Dalam kajian tingkat kegemaran membaca (TGM) yang dilakukan Perpusnas RI pada tahun 2023, ada 450 responden Maluku yang dijadikan sampel yang berasal dari Kota Ambon, Kota Tual, dan Kabupaten Buru. Kajian ini memiliki lima indikator, yakni frekuensi membaca, durasi membaca, banyaknya buku yang dibaca (dalam triwulan), frekuensi mengakses internet, dan durasi mengakses internet. Hasilnya, Kota Ambon menempati posisi ke-53, Kota Tual di posisi ke-83, dan Kabupaten Buru di posisi 104 dari 104 kota dan kabupaten yang menjadi sampel di seluruh Indonesia.
Lantas, apa yang menjadi penyebab tingkat kegemaran membaca masyarakat di Provinsi Maluku tergolong rendah? Apakah orang di Maluku memang malas? Apakah orang di Maluku menganggap aktivitas membaca sebagai aktivitas yang tidak penting atau ada hal lain yang menjadi penyebabnya?

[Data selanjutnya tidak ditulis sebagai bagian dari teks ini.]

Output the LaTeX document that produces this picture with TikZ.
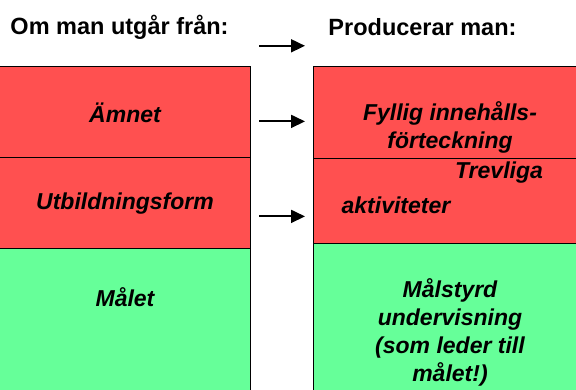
\documentclass[tikz,border=0pt]{standalone}
\usepackage{fontspec}
\setmainfont{Liberation Sans}
\usetikzlibrary{arrows.meta}

\definecolor{boxred}{RGB}{255,80,80}
\definecolor{boxgreen}{RGB}{102,255,153}

\tikzset{
  redbox/.style={draw=black, fill=boxred, line width=1.2pt, inner sep=0pt, anchor=south west},
  greenbox/.style={draw=black, fill=boxgreen, line width=1.2pt, inner sep=0pt, anchor=south west},
  boxtext/.style={font=\fontsize{23}{28}\selectfont\bfseries\itshape, align=center, inner sep=0pt},
  headtext/.style={font=\fontsize{23.5}{28}\selectfont\bfseries, inner sep=0pt},
  arr/.style={line width=1.8pt, -{Triangle[length=14pt,width=13pt]}}
}

\begin{document}
\begin{tikzpicture}[x=1pt,y=1pt]
   \useasboundingbox (0,0) rectangle (576,390);

   \node[redbox, minimum width=255pt, minimum height=91pt] (amnet) at (-5,232) {};
   \node[redbox, minimum width=255pt, minimum height=91pt] (utb) at (-5,141) {};
   \node[greenbox, minimum width=255pt, minimum height=146pt] (malet) at (-5,-5) {};

   \node[redbox, minimum width=268pt, minimum height=92pt] (fyllig) at (313,231) {};
   \node[redbox, minimum width=268pt, minimum height=85pt] (trevliga) at (313,146) {};
   \node[greenbox, minimum width=268pt, minimum height=151pt] (malstyrd) at (313,-5) {};

   \node[headtext] (headl) at (119.5,363) {Om man utgår från:};
   \node[headtext] (headr) at (422.5,363) {Producerar man:};

   \node[boxtext] (tamnet) at (125,277) {Ämnet};
   \node[boxtext] (tutb) at (125,186) {Utbildningsform};
   \node[boxtext] (tmalet) at (125,93) {Målet};

   \node[boxtext] (tfyllig) at (450,263) {Fyllig innehålls-\\förteckning};
   \node[boxtext] (ttrev) at (499,217) {Trevliga};
   \node[boxtext] (takt) at (396,185) {aktiviteter};
   \node[boxtext] (tmalstyrd) at (450,58) {Målstyrd\\undervisning\\(som leder till\\målet!)};

   \draw[arr] ([xshift=8pt,yshift=20pt]amnet.north east) -- ([xshift=-8pt,yshift=20pt]fyllig.north west);
   \draw[arr] ([xshift=8pt,yshift=-9.5pt]amnet.east) coordinate (s1) -- ([xshift=-8pt]s1 -| fyllig.west);
   \draw[arr] ([xshift=8pt,yshift=-13.5pt]utb.east) coordinate (s2) -- ([xshift=-8pt]s2 -| trevliga.west);
\end{tikzpicture}
\end{document}
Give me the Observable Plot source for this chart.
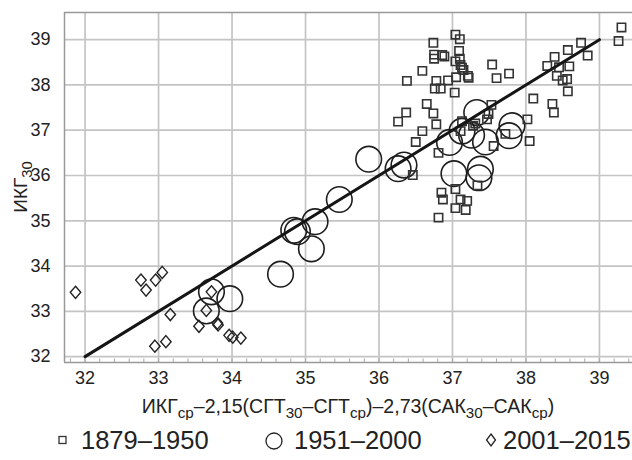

Baca Juga: Memampukan Desa Bertransformasi untuk Indonesia Maju 2045Dalam sebuah video di kanal Youtube Tirto.id dengan judul The Chapter: Semangat Patjarmerah Kecil Buka Akses Literasi Anak, pegiat literasi sekaligus penulis buku, Reda Gaudiamo dan Windy Ariestanty menyatakan bahwa permasalahan yang kita hadapi bukan tidak adanya minat membaca, melainkan akses untuk menemukan bahan bacaan. Pernyataan kedua orang tersebut sangat benar. Sangat tidak bijak jika kita begitu saja menyimpulkan masyarakat suatu daerah malas atau tidak mempunyai minat baca tanpa melihat bagaimana kondisi daerah tersebut.
Tidak semua daerah mempunyai akses bacaan yang berlimpah, seperti di Pulau Jawa. Ada banyak daerah yang tidak mempunyai perpustakaan dan toko buku yang memadai. Durasi dan frekuensi membaca buku masyarakat akan tetap “nol besar” jika di lingkungan tersebut tidak ada buku untuk dibaca.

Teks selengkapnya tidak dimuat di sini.